# What do your horses show?



## Harlee rides horses (Jan 13, 2008)

What does your horse show??


----------



## BluMagic (Sep 23, 2007)

Well currently, I show all Western. I am planning on taking up English riding as well.

My horse, however, still needs work with both.


----------



## diamonr4ever (Jan 29, 2008)

I used to do western pleasure until my trainer said you have to do a posting trot before you lope. I guess I loved english and I am now all english. Of course that was a long time ago. I do both jumping and the english flat classes, but I picked jumping.lol


----------



## tim (Dec 31, 2007)

diamonr4ever said:


> I used to do western pleasure until my trainer said you have to do a posting trot before you lope.


 :shock: Wha...?


----------



## upnover (Jan 17, 2008)

Hunters, a little jumpers, and I've "shown" dressage a year!


----------



## LadyDreamer (Jan 25, 2008)

Saddleseat and you missed driving! Hah. And we have actually been considering getting into ASB Western Pleasure for our guys who won't cut it in the SS ring.


----------



## diamonr4ever (Jan 29, 2008)

tim said:


> diamonr4ever said:
> 
> 
> > I used to do western pleasure until my trainer said you have to do a posting trot before you lope.
> ...


 It was to build up my leg strength. I thought the same thing, but it worked wonders.lol  Plus she was a very serious instructor. I would ride for 2 hours at least everyday. I never took a break, but that's also how I wanted to be. i'm a riding maniac! :twisted: I still even ride like that.


----------



## xoLivxo (Dec 27, 2007)

weeeeel my showing guess could go under jumping but i do Hunters and Eq


----------



## tim (Dec 31, 2007)

diamonr4ever said:


> It was to build up my leg strength. I thought the same thing, but it worked wonders.lol  Plus she was a very serious instructor. I would ride for 2 hours at least everyday. I never took a break, but that's also how I wanted to be. i'm a riding maniac! :twisted: I still even ride like that.


Oh, I though she was telling you that's how it had to be in western pleasure. :lol: 

I mean, if it was just for your own good, thats whatever.


----------



## Harlee rides horses (Jan 13, 2008)

LadyDreamer said:


> Saddleseat and you missed driving! Hah. And we have actually been considering getting into ASB Western Pleasure for our guys who won't cut it in the SS ring.

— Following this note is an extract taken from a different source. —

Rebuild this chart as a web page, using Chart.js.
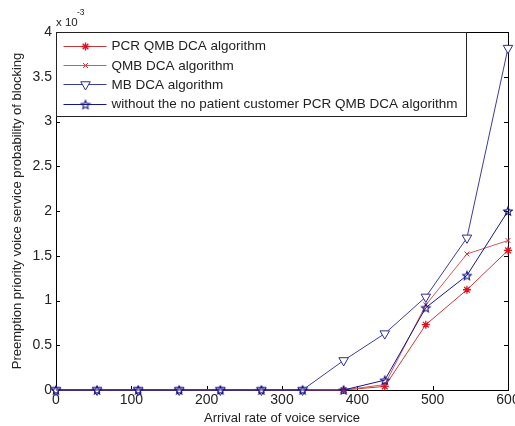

Ha ha I'm sorry, I couldn't think I was trying to do more general things. Sorry.


----------



## diamonr4ever (Jan 29, 2008)

tim said:


> diamonr4ever said:
> 
> 
> > It was to build up my leg strength. I thought the same thing, but it worked wonders.lol  Plus she was a very serious instructor. I would ride for 2 hours at least everyday. I never took a break, but that's also how I wanted to be. i'm a riding maniac! :twisted: I still even ride like that.
> ...


 Heck no!lol :lol: I guess I worded it diferently(sp).


----------



## hunterequlover781 (Dec 27, 2007)

I show hunters on all of my horses.


----------



## Gypsy29 (Dec 4, 2007)

I do western and english pleasure as well as showmanship. I also do barrels, poles, and all of the other games, as well as team penning and trail riding. Right now I am at the local shows level, but someday I am going to get into the QH circuit. Whenever I have enough money to do it and the time to travel all over the place :lol: 
Oh and just to clarify, I don't do all of those things on one horse :wink:


----------



## JustDressageIt (Oct 4, 2007)

What if you show all of the above ( diff horses ) ?


----------



## my2geldings (Feb 18, 2008)

Hunters


----------



## buckaroo2010 (Nov 7, 2007)

i do Barrels and Western Pleasure on my horse and racking on my friends horse lol


----------



## Magic (Jan 4, 2008)

well, I show both dressage and jumping


----------



## my2geldings (Feb 18, 2008)

I'm surprised! no dressage or 3 day eventing :shock:


----------



## Harlee rides horses (Jan 13, 2008)

I know. I am mostly surprised about dressage though.


----------



## Rachluvshorses4eva (Apr 11, 2007)

Well, I've always loved Dressage. And when I'm older and own my horses, I'm gonna do Dressage. It doesn't mean that I'll do western and ordainary hacking with other horses though!


----------